There are now at least eight ministries and dozens of other institutions that directly or indirectly manage and oversee the palm oil industry.
resident-elect Prabowo Subianto has declared his commitment to processing Indonesia's abundant natural resources into higher-value products for domestic consumption and export, and one of the natural resources he has often cited as the most promising is palm oil.
This commitment is not only the most appropriate but also strategic in the long term.
Firstly, this is because palm oil is a renewable commodity, different from coal, which is currently the second-largest export, and other minerals, which are not renewable and whose production process causes pollution. The industry now directly employs about 17 million workers and involves over 5 million smallholders.
Second, palm oil, with an annual export of US$30 billion, already contributes 12 percent of total non-oil exports and 4 percent of the country’s gross domestic product. Palm oil will continue to play an increasingly vital role in the economy because the production of this commodity is relatively inexpensive. This commodity also is highly versatile and fulfills 40 percent of the global demand for vegetable oil but uses less than 6 percent of all the land cultivated globally to produce vegetable oils.
However, we will never be able to fully develop the potential of this commodity to empower the national economy if the government does not improve the governance of the whole palm oil industry value chain.
We still painfully remember the damage inflicted by the series of erratic palm oil market intervention measures launched in the first half of 2022, such as fixed price ceilings, the domestic market obligation (DMO) and even a total palm oil export ban to cope with the skyrocketing prices of cooking oil. The cooking oil debacle, which occurred even though Indonesia is the world’s largest palm oil producer, confirmed the extreme lack of cooperation and coordination within the government.
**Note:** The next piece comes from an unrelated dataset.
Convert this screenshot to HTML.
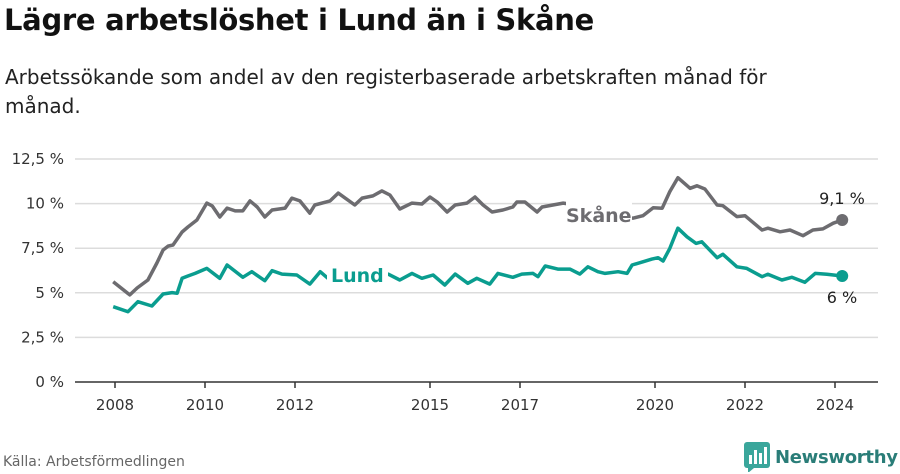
<!DOCTYPE html>
<html><head><meta charset="utf-8"><style>
body{margin:0;width:900px;height:474px;background:#fff;font-family:"DejaVu Sans","Liberation Sans",sans-serif;overflow:hidden;position:relative}
h1{position:absolute;left:4px;top:3px;margin:0;font-size:29px;font-weight:bold;color:#111;letter-spacing:-0.3px}
p.sub{position:absolute;left:5px;top:63px;margin:0;width:830px;font-size:20px;line-height:29px;color:#222}
.src{position:absolute;left:3px;top:454px;font-size:14px;color:#666}
.logo{position:absolute;left:744px;top:442px;display:flex;align-items:center}
.logo span{font-size:18px;font-weight:bold;color:#2a7d78;margin-left:5px;letter-spacing:-0.3px}
</style></head><body>
<h1>Lägre arbetslöshet i Lund än i Skåne</h1>
<p class="sub">Arbetssökande som andel av den registerbaserade arbetskraften månad för månad.</p>
<svg id="chart" width="900" height="474" style="position:absolute;left:0;top:0"></svg>
<div class="src">Källa: Arbetsförmedlingen</div>
<div class="logo">
<svg width="26" height="30"><rect x="0" y="0" width="26" height="26" rx="3" fill="#3aa69b"/><polygon points="4,26 10,26 4,31" fill="#3aa69b"/><rect x="5" y="13" width="3" height="9" fill="#fff"/><rect x="10" y="8" width="3" height="14" fill="#fff"/><rect x="15" y="11" width="3" height="11" fill="#fff"/><rect x="20" y="5" width="3" height="17" fill="#fff"/></svg>
<span>Newsworthy</span></div>
<script>
const yTicks=[0,2.5,5,7.5,10,12.5];
const yTickLabels=["0 %","2,5 %","5 %","7,5 %","10 %","12,5 %"];
const xTicks=[2008,2010,2012,2015,2017,2020,2022,2024];
const skaneDates=[2007.96,2008.33,2008.49,2008.73,2008.93,2009.07,2009.18,2009.29,2009.49,2009.62,2009.82,2010.04,2010.16,2010.33,2010.49,2010.67,2010.84,2011.0,2011.16,2011.33,2011.49,2011.78,2011.93,2012.11,2012.33,2012.44,2012.78,2012.96,2013.33,2013.49,2013.73,2013.93,2014.11,2014.33,2014.6,2014.82,2015.0,2015.16,2015.38,2015.56,2015.82,2016.0,2016.18,2016.38,2016.62,2016.84,2016.93,2017.11,2017.38,2017.49,2017.73,2017.96,2018.3,2018.8,2019.2,2019.51,2019.73,2019.96,2020.16,2020.33,2020.51,2020.78,2020.93,2021.11,2021.38,2021.51,2021.82,2022.0,2022.38,2022.51,2022.78,2023.0,2023.29,2023.51,2023.73,2023.96,2024.16];
const skaneValues=[5.62,4.88,5.27,5.72,6.67,7.40,7.62,7.68,8.41,8.69,9.08,10.03,9.87,9.25,9.75,9.59,9.59,10.15,9.81,9.25,9.64,9.75,10.31,10.15,9.47,9.92,10.15,10.59,9.92,10.31,10.43,10.71,10.48,9.70,10.03,9.98,10.37,10.09,9.53,9.92,10.03,10.37,9.92,9.53,9.64,9.81,10.09,10.09,9.53,9.81,9.92,10.03,9.9,9.6,9.3,9.18,9.32,9.77,9.74,10.67,11.45,10.86,11.0,10.82,9.92,9.88,9.27,9.32,8.52,8.62,8.42,8.52,8.2,8.52,8.58,8.9,9.08];
const lundDates=[2007.96,2008.29,2008.51,2008.82,2009.07,2009.27,2009.38,2009.49,2009.62,2009.78,2010.04,2010.33,2010.49,2010.84,2011.04,2011.33,2011.49,2011.71,2012.04,2012.33,2012.56,2012.73,2013.2,2013.7,2014.07,2014.33,2014.6,2014.82,2015.07,2015.33,2015.56,2015.84,2016.04,2016.33,2016.51,2016.84,2017.04,2017.29,2017.4,2017.56,2017.84,2018.11,2018.33,2018.51,2018.73,2018.89,2019.18,2019.38,2019.49,2019.73,2019.93,2020.07,2020.18,2020.33,2020.51,2020.71,2020.91,2021.04,2021.38,2021.51,2021.82,2022.04,2022.38,2022.51,2022.82,2023.04,2023.33,2023.56,2023.82,2024.16];
const lundValues=[4.22,3.94,4.50,4.26,4.93,5.01,4.97,5.81,5.94,6.09,6.37,5.81,6.56,5.87,6.18,5.68,6.24,6.05,6.0,5.49,6.18,5.81,5.9,5.9,6.05,5.72,6.09,5.81,6.0,5.44,6.05,5.53,5.81,5.49,6.09,5.87,6.05,6.09,5.9,6.5,6.33,6.33,6.05,6.46,6.18,6.09,6.18,6.09,6.56,6.74,6.89,6.97,6.78,7.49,8.62,8.14,7.77,7.86,6.97,7.16,6.46,6.37,5.9,6.04,5.72,5.87,5.59,6.09,6.04,5.94];
const NS="http://www.w3.org/2000/svg";
const svg=document.getElementById('chart');
const X=d=>115+(d-2008)*45;
const Y=v=>382-v*17.84;
function mk(tag,attrs,text){const e=document.createElementNS(NS,tag);for(const k in attrs)e.setAttribute(k,attrs[k]);if(text!==undefined)e.textContent=text;svg.appendChild(e);return e;}
yTicks.forEach((t,i)=>{
  if(t>0){const g=mk('line',{x1:75,x2:878,y1:Y(t),y2:Y(t),stroke:'#dcdcdc','stroke-width':1.5});
  
  }
  const l=mk('text',{x:64,y:Y(t)+5,'text-anchor':'end','font-size':15,fill:'#333'},yTickLabels[i]);
  
  
});
const ax=mk('line',{x1:75,x2:878,y1:382,y2:382,stroke:'#333','stroke-width':1.5});


xTicks.forEach(t=>{
  const tk=mk('line',{x1:X(t),x2:X(t),y1:382,y2:388,stroke:'#333','stroke-width':1.5});
  
  
  const l=mk('text',{x:X(t),y:410,'text-anchor':'middle','font-size':15,fill:'#333'},String(t));
  
  
});
function line(dates,vals,color,name){
  const d=dates.map((t,i)=>(i?'L':'M')+X(t).toFixed(1)+','+Y(vals[i]).toFixed(1)).join('');
  const p=mk('path',{d:d,fill:'none',stroke:color,'stroke-width':3.5,'stroke-linejoin':'round'});
  
  
  const n=dates.length-1;
  const c=mk('circle',{cx:X(dates[n]),cy:Y(vals[n]),r:6,fill:color});
  
  
}
line(skaneDates,skaneValues,'#6d6c70','skane-line');
line(lundDates,lundValues,'#0a9d8f','lund-line');
const m1=mk('rect',{x:566,y:194,width:66,height:34,fill:'#fff'});


const m2=mk('rect',{x:327,y:258,width:61,height:34,fill:'#fff'});


const s=mk('text',{x:566,y:222,'font-size':19,'font-weight':'bold',fill:'#6d6c70'},'Skåne');


const lu=mk('text',{x:331,y:282,'font-size':19,'font-weight':'bold',fill:'#0a9d8f'},'Lund');


const sv=mk('text',{x:842,y:204,'text-anchor':'middle','font-size':16,fill:'#222'},(skaneValues[skaneValues.length-1]).toFixed(1).replace('.',',')+' %');


const lv=mk('text',{x:842,y:303,'text-anchor':'middle','font-size':16,fill:'#222'},Math.round(lundValues[lundValues.length-1])+' %');


</script>
</body></html>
The bitter experience with the cooking oil crisis in 2022 simply reiterates the vital need for a single authoritative governing body to manage and oversee the whole palm oil industry, especially because of the expansion of its use as inputs both for food and biofuel to cope with the climate change. Managing the competition between the palm oil demand for food and for biofuel and governing the industry, which involves over 16 million hectares of plantations owned by hundreds of companies and an estimated 5 million smallholder farmers, will require effective policy coordination.